Leave the pictures out and quote every line from the start of the listing to the line with "2.45, 2.36, 2.31, 2.30, 2.29]", inclusive.

-- GIVEN MATERIAL start --

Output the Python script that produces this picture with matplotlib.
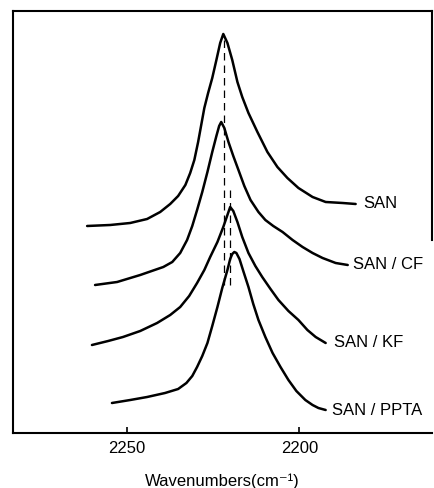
import matplotlib.pyplot as plt

plt.rcParams['font.family'] = ['Liberation Sans', 'DejaVu Sans']

# traced IR spectra of the nitrile band, stacked with vertical offsets
san_wn = [2261.6, 2254.9, 2249.1, 2244.2, 2240.4, 2237.5, 2235.2, 2233.1, 2231.7,
          2230.5, 2229.4, 2228.5, 2227.6, 2226.5, 2225.3, 2224.1, 2223.0, 2222.1,
          2220.9, 2219.5, 2218.0, 2216.6, 2214.8, 2212.2, 2209.3, 2206.4, 2203.5,
          2200.3, 2196.2, 2192.4, 2187.5, 2183.7]
san_abs = [2.07, 2.08, 2.10, 2.14, 2.21, 2.29, 2.37, 2.48, 2.60,
           2.73, 2.91, 3.08, 3.25, 3.40, 3.55, 3.73, 3.90, 3.99,
           3.90, 3.73, 3.51, 3.36, 3.20, 3.01, 2.81, 2.66, 2.55,
           2.45, 2.36, 2.31, 2.30, 2.29]

cf_wn = [2259.3, 2252.9, 2246.2, 2239.5, 2236.9, 2234.6, 2232.6, 2231.1, 2229.7,
         2228.2, 2226.7, 2225.3, 2224.1, 2223.3, 2222.7, 2221.8, 2220.6, 2219.2,
         2217.7, 2216.0, 2214.2, 2211.9, 2209.9, 2207.6, 2204.9, 2202.0, 2199.1,
         2196.2, 2193.3, 2189.5, 2186.0]
cf_abs = [1.48, 1.51, 1.58, 1.66, 1.71, 1.80, 1.93, 2.07, 2.23,
          2.41, 2.61, 2.81, 2.97, 3.07, 3.11, 3.05, 2.91, 2.77,
          2.63, 2.47, 2.33, 2.21, 2.13, 2.07, 2.01, 1.93, 1.86,
          1.80, 1.75, 1.70, 1.68]

kf_wn = [2260.2, 2255.5, 2251.2, 2246.2, 2241.3, 2237.5, 2234.6, 2232.0, 2229.7,
         2227.6, 2225.9, 2223.8, 2222.1, 2220.9, 2220.1, 2219.2, 2218.0, 2216.6,
         2214.8, 2212.8, 2210.8, 2208.4, 2206.1, 2203.2, 2200.3, 2197.7, 2195.3,
         2192.4]
kf_abs = [0.88, 0.92, 0.96, 1.02, 1.10, 1.18, 1.26, 1.37, 1.50,
          1.63, 1.76, 1.91, 2.06, 2.18, 2.26, 2.22, 2.11, 1.96,
          1.80, 1.67, 1.56, 1.44, 1.33, 1.22, 1.13, 1.03, 0.96,
          0.90]

ppta_wn = [2254.4, 2249.1, 2244.2, 2239.0, 2235.2, 2232.8, 2231.1, 2229.7, 2228.2,
           2226.7, 2225.3, 2223.8, 2222.4, 2220.9, 2220.1, 2219.5, 2218.9, 2218.3,
           2217.4, 2216.3, 2214.8, 2213.4, 2211.9, 2209.9, 2207.8, 2205.5, 2203.2,
           2200.9, 2198.3, 2196.2, 2194.5, 2192.4]
ppta_abs = [0.30, 0.33, 0.36, 0.40, 0.44, 0.50, 0.57, 0.66, 0.77,
            0.90, 1.07, 1.26, 1.45, 1.63, 1.74, 1.79, 1.81, 1.80,
            1.74, 1.62, 1.46, 1.29, 1.13, 0.96, 0.80, 0.66, 0.53,
            0.42, 0.33, 0.28, 0.25, 0.23]

labels = ['SAN', 'SAN / CF', 'SAN / KF', 'SAN / PPTA']
label_wn = [2181.4, 2184.6, 2190.1, 2190.7]

# peak markers (dashed guides)
peak_wn = [2222.0, 2220.1]
peak_top = [3.98, 2.43]
peak_bottom = [1.48, 1.48]

fig = plt.figure(figsize=(4.34, 4.88), dpi=100)
ax = fig.add_axes([0.030, 0.1127, 0.965, 0.8648])

spectra = [(san_wn, san_abs), (cf_wn, cf_abs), (kf_wn, kf_abs), (ppta_wn, ppta_abs)]
for (wn, a), lab, lx in zip(spectra, labels, label_wn):
    ax.plot(wn, a, color='black', lw=1.8, solid_joinstyle='round', solid_capstyle='round')
    ax.text(lx, a[-1], lab, ha='left', va='center', fontsize=12)

for x, y1, y0 in zip(peak_wn, peak_top, peak_bottom):
    ax.plot([x, x], [y0, y1], color='black', lw=0.9, dashes=(6, 4))

ax.set_xlim(2283.1, 2161.6)
ax.set_ylim(0, 4.22)
ax.set_xticks([2250, 2200])
ax.set_yticks([])
ax.tick_params(axis='x', direction='in', length=4, width=1.2, labelsize=12, pad=6)
for s in ax.spines.values():
    s.set_linewidth(1.5)
ax.spines['right'].set_bounds(1.93, 4.22)
ax.set_xlabel('Wavenumbers(cm\u207b\u00b9)', fontsize=12, labelpad=12)

fig.savefig('out.png', dpi=100)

-- GIVEN MATERIAL end --

__COMPLETE RESPONSE__:
Output the Python script that produces this picture with matplotlib.
import matplotlib.pyplot as plt

plt.rcParams['font.family'] = ['Liberation Sans', 'DejaVu Sans']

# traced IR spectra of the nitrile band, stacked with vertical offsets
san_wn = [2261.6, 2254.9, 2249.1, 2244.2, 2240.4, 2237.5, 2235.2, 2233.1, 2231.7,
          2230.5, 2229.4, 2228.5, 2227.6, 2226.5, 2225.3, 2224.1, 2223.0, 2222.1,
          2220.9, 2219.5, 2218.0, 2216.6, 2214.8, 2212.2, 2209.3, 2206.4, 2203.5,
          2200.3, 2196.2, 2192.4, 2187.5, 2183.7]
san_abs = [2.07, 2.08, 2.10, 2.14, 2.21, 2.29, 2.37, 2.48, 2.60,
           2.73, 2.91, 3.08, 3.25, 3.40, 3.55, 3.73, 3.90, 3.99,
           3.90, 3.73, 3.51, 3.36, 3.20, 3.01, 2.81, 2.66, 2.55,
           2.45, 2.36, 2.31, 2.30, 2.29]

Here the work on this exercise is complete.